### TASK REQUIREMENTS
Repeat the material below word for word and leave out all pictures.

———

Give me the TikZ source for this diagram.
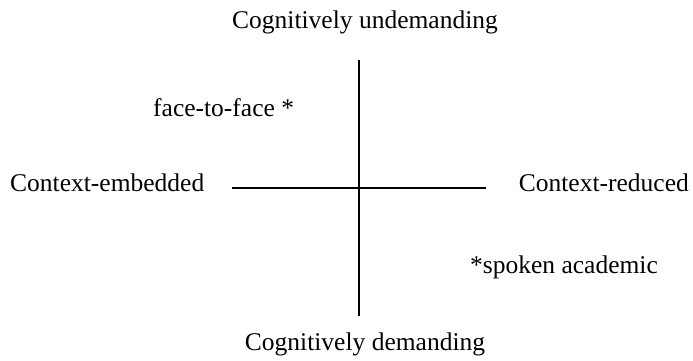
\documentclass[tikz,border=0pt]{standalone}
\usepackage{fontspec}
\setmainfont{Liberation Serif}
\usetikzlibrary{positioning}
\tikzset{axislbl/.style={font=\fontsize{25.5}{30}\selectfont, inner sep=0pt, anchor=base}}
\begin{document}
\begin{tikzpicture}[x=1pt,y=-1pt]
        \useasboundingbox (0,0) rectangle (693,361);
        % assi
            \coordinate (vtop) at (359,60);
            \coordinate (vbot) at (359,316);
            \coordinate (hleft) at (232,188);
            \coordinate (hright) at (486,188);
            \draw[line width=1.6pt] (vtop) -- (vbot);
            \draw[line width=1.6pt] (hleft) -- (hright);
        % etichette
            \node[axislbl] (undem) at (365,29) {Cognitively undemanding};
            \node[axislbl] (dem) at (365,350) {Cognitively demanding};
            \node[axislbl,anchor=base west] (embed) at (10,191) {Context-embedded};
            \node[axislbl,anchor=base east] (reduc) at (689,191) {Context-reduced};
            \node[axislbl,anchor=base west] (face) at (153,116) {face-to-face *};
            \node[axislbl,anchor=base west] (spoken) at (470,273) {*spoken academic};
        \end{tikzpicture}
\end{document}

———

### OUTPUT OF THE EXERCISE
Give me the TikZ source for this diagram.
\documentclass[tikz,border=0pt]{standalone}
\usepackage{fontspec}
\setmainfont{Liberation Serif}
\usetikzlibrary{positioning}
\tikzset{axislbl/.style={font=\fontsize{25.5}{30}\selectfont, inner sep=0pt, anchor=base}}
\begin{document}
\begin{tikzpicture}[x=1pt,y=-1pt]
        \useasboundingbox (0,0) rectangle (693,361);
        % assi
            \coordinate (vtop) at (359,60);
            \coordinate (vbot) at (359,316);
            \coordinate (hleft) at (232,188);
            \coordinate (hright) at (486,188);
            \draw[line width=1.6pt] (vtop) -- (vbot);
            \draw[line width=1.6pt] (hleft) -- (hright);
        % etichette
            \node[axislbl] (undem) at (365,29) {Cognitively undemanding};
            \node[axislbl] (dem) at (365,350) {Cognitively demanding};
            \node[axislbl,anchor=base west] (embed) at (10,191) {Context-embedded};
            \node[axislbl,anchor=base east] (reduc) at (689,191) {Context-reduced};
            \node[axislbl,anchor=base west] (face) at (153,116) {face-to-face *};
            \node[axislbl,anchor=base west] (spoken) at (470,273) {*spoken academic};
        \end{tikzpicture}
\end{document}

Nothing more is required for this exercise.